Does this tell me that the Frontier outputs are in fact cross coupled?
it would seem so
And willJust using simple TS to TS cables will give me an unbalanced output from the Frontier?
it would appear so
There's no schematic I can find. Does anyone have any knowledge of this unit or can someone tell me if my test is correct and, if not, what can I do to test for this? I'm a bit lost on the concept aside from understanding that it's important to not short pin 3 to ground on an active balanced and to short it on a transformer or cross coupled output...Thanks so much!
Does it work TS to TS? If yes, just do it.

Most modern products are designed to be customer proof, and hard to kill, while I am not familiar with that brand or model.

JR
 
scott2000 said:
Thanks JR!

Sorry about my translating.  Yes the Frontier has TRS balanced outputs. I was trying to unbalance them. I made some TRS to TS cables to go from the TRS outputs on the Frontier to some unbalanced inputs. I wasn't sure of the output on the Frontier so I left the ring disconnected on the TrS and tied the tip to one conductor, then the second conductor was tied to the sleeve. I left the ring disconnected here thinking that this may be an active balanced output. I then connected the TS end with the same tip conductor from the output from the Frontier's tip .....basically tip to tip...... Then the second conductor was tied to the sleeve,....
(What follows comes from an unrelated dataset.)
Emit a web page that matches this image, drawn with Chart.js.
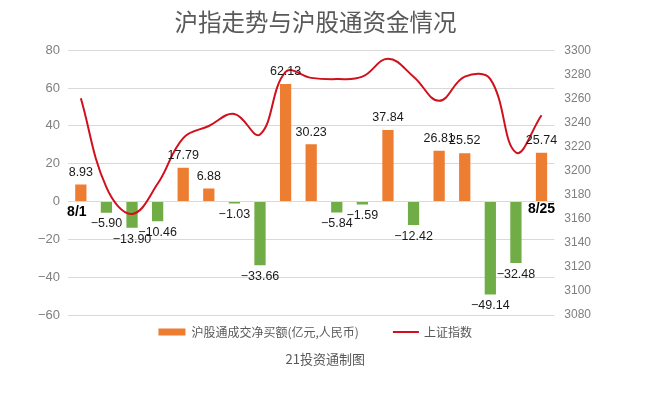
<!DOCTYPE html>
<html>
<head>
<meta charset="utf-8">
<script src="https://cdn.jsdelivr.net/npm/chart.js@4/dist/chart.umd.min.js"></script>
<style>
  html, body { margin: 0; padding: 0; background: #fff; }
  #wrap { width: 663px; height: 400px; }
</style>
</head>
<body>
<div id="wrap"><canvas id="hsgt-canvas"></canvas></div>
<script>
(function() {
    'use strict';

    // 2022年8月交易日
    var days = ['8/1', '8/2', '8/3', '8/4', '8/5', '8/8', '8/9', '8/10', '8/11', '8/12',
                '8/15', '8/16', '8/17', '8/18', '8/19', '8/22', '8/23', '8/24', '8/25'];
    // 沪股通成交净买额(亿元)
    var netBuy = [8.93, -5.90, -13.90, -10.46, 17.79, 6.88, -1.03, -33.66, 62.13, 30.23,
                  -5.84, -1.59, 37.84, -12.42, 26.81, 25.52, -49.14, -32.48, 25.74];
    // 上证指数收盘
    var shIndex = [3260, 3186, 3164, 3189, 3227, 3237, 3247, 3230, 3282, 3277,
                   3276, 3278, 3293, 3278, 3258, 3278, 3276, 3215, 3246];
    var leftTicks = [-60, -40, -20, 0, 20, 40, 60, 80];
    var rightTicks = [3080, 3100, 3120, 3140, 3160, 3180, 3200, 3220, 3240, 3260, 3280, 3300];
    var seriesNames = ['沪股通成交净买额(亿元,人民币)', '上证指数'];
    var footer = '21投资通制图';

    var orange = '#ED7D31';
    var green = '#70AD47';
    var red = '#D0101C';
    var grey = '#7F7F7F';
    var textGrey = '#595959';
    var cjk = "'Noto Sans CJK SC', 'Noto Sans', sans-serif";
    var latin = "'Liberation Sans', Arial, sans-serif";

    function fmt(v) {
        return v < 0 ? '\u2212' + Math.abs(v).toFixed(2) : v.toFixed(2);
    }

    var labelPlugin = {
        id: 'barLabels',
        afterDatasetsDraw: function(chart) {
            var ctx = chart.ctx;
            var meta = chart.getDatasetMeta(0);
            var zeroY = chart.scales.y.getPixelForValue(0);
            ctx.save();
            ctx.textAlign = 'center';
            ctx.fillStyle = '#1a1a1a';
            ctx.font = '12.5px ' + latin;
            meta.data.forEach(function(bar, i) {
                var v = netBuy[i];
                if (v >= 0) {
                    ctx.textBaseline = 'bottom';
                    ctx.fillText(fmt(v), bar.x, bar.y - 6);
                } else {
                    ctx.textBaseline = 'top';
                    ctx.fillText(fmt(v), bar.x, bar.y + 5);
                }
            });
            // first / last day
            ctx.font = 'bold 14px ' + latin;
            ctx.fillStyle = '#000';
            ctx.textBaseline = 'top';
            var first = meta.data[0], last = meta.data[meta.data.length - 1];
            ctx.fillText(days[0], first.x - 4, zeroY + 4);
            ctx.fillText(days[days.length - 1], last.x, zeroY + 1);
            ctx.restore();
        }
    };

    // legend + footer under the plot
    var legendPlugin = {
        id: 'bottomLegend',
        afterDraw: function(chart) {
            var ctx = chart.ctx;
            var area = chart.chartArea;
            ctx.save();
            ctx.font = '12px ' + cjk;
            var w1 = ctx.measureText(seriesNames[0]).width;
            var w2 = ctx.measureText(seriesNames[1]).width;
            var total = 27 + 6 + w1 + 34 + 26 + 5 + w2;
            var x = (area.left + area.right) / 2 + 4 - total / 2;
            var y = area.bottom + 17;
            ctx.fillStyle = orange;
            ctx.fillRect(x, y - 3.5, 27, 7);
            ctx.fillStyle = textGrey;
            ctx.textBaseline = 'middle';
            ctx.textAlign = 'left';
            ctx.fillText(seriesNames[0], x + 33, y);
            x += 33 + w1 + 34;
            ctx.strokeStyle = red;
            ctx.lineWidth = 2;
            ctx.beginPath();
            ctx.moveTo(x, y);
            ctx.lineTo(x + 26, y);
            ctx.stroke();
            ctx.fillText(seriesNames[1], x + 31, y);
            ctx.font = '13px ' + cjk;
            ctx.textAlign = 'center';
            ctx.fillText(footer, (area.left + area.right) / 2 + 14, area.bottom + 44);
            ctx.restore();
        }
    };

    var ctx = document.getElementById('hsgt-canvas').getContext('2d');
    var chartObj = new Chart(ctx, {
        type: 'bar',
        data: {
            labels: days,
            datasets: [{
                type: 'bar',
                label: seriesNames[0],
                data: netBuy,
                backgroundColor: netBuy.map(function(v) { return v >= 0 ? orange : green; }),
                yAxisID: 'y',
                categoryPercentage: 1,
                barPercentage: 0.44,
                order: 2
            }, {
                type: 'line',
                label: seriesNames[1],
                data: shIndex,
                borderColor: red,
                borderWidth: 2,
                pointRadius: 0,
                tension: 0.4,
                fill: false,
                yAxisID: 'y1',
                order: 1
            }]
        },
        options: {
            responsive: true,
            maintainAspectRatio: false,
            animation: false,
            layout: { padding: { left: 30, right: 62, top: 4, bottom: 85 } },
            scales: {
                x: {
                    display: false,
                    offset: true
                },
                y: {
                    position: 'left',
                    min: -60,
                    max: 80,
                    afterBuildTicks: function(axis) {
                        axis.ticks = leftTicks.map(function(v) { return { value: v }; });
                    },
                    ticks: {
                        color: grey,
                        font: { family: latin, size: 13 },
                        padding: 8,
                        callback: function(v) { return v < 0 ? '\u2212' + Math.abs(v) : String(v); }
                    },
                    grid: { color: '#D9D9D9', drawTicks: false },
                    border: { display: false }
                },
                y1: {
                    position: 'right',
                    min: 3080,
                    max: 3300,
                    afterBuildTicks: function(axis) {
                        axis.ticks = rightTicks.map(function(v) { return { value: v }; });
                    },
                    ticks: {
                        color: grey,
                        font: { family: latin, size: 12 },
                        padding: 10,
                        callback: function(v) { return String(v); }
                    },
                    grid: { display: false, drawTicks: false },
                    border: { display: false }
                }
            },
            plugins: {
                title: {
                    display: true,
                    text: '沪指走势与沪股通资金情况',
                    color: textGrey,
                    font: { family: cjk, size: 23.5, weight: 'normal' },
                    padding: { top: 4, bottom: 14 }
                },
                legend: { display: false },
                tooltip: { enabled: false }
            }
        },
        plugins: [labelPlugin, legendPlugin]
    });
})();
</script>
</body>
</html>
Things did not sound right....I knew the noise floor would be more probably but it was not playing well it seemed...
yes, the output is only valid between tip and ring... with the ring floating it's voltage gets subtracted to the total showing up on the tip.  If the loading (like stray capacitance) on the ring is different from the tip loading, and it surely would be, the reults can be squirrely... so DO NOT FLOAT THE RING.
So I played a sine wav in the DAW from the Frontier, to another unit ,then back to the DAW.....and watched it on the meters ....I opened up  the TRS jack at the Frontier's output and shorted the ring to the sleeve and got I guess a 6db increase on the meter in the DAW......

I've since concluded it was in fact a cross coupled output at the Frontier which is odd to me for an ADDA as I haven't seen one like that yet....

Anyhow, everything is quiet  and sounds fantastic so, I'm hoping I'm on the right track in my testing.......????.....

Also, this means I should be able to use simple TS to TS from the FRontier if I want to unbalance it's outputs and connect to unbalanced inputs??

Thanks again!
I might be tempted to use two conductor shielded wiring between TRS and TS jacks. Connect TS to tip and ring while shorting the ring to sleeve only at the TRS output end.

JR
 
scott2000 said:
Thanks!

Yes I'm using the 2 conductor with additional shield....just didn't want to add that to my scenario description........ after connecting the 2 conductors to the tip and sleeve I only shorted the ring to sleeve at the TRS on the output.....

....I'm actually not clear what end is recommended in how to tie the cable shield to with all of the gear's layouts.

  Do you have any recommendations? In one scenario I used the cable shield only at the next input because it actually has a true chassis ground floating from circuit... I just didn't use the shield on the output from the Frontier's  source...... just talking the cable's braided shield,,,not the conductors....

Kind of a gray area from what I've read??? Trial and error???

Thanks so much again!!!
If only one of the products has a 3 wire line cord, tie the shield on that end (real chassis ground), otherwise I would tie the shield on the output (send) end.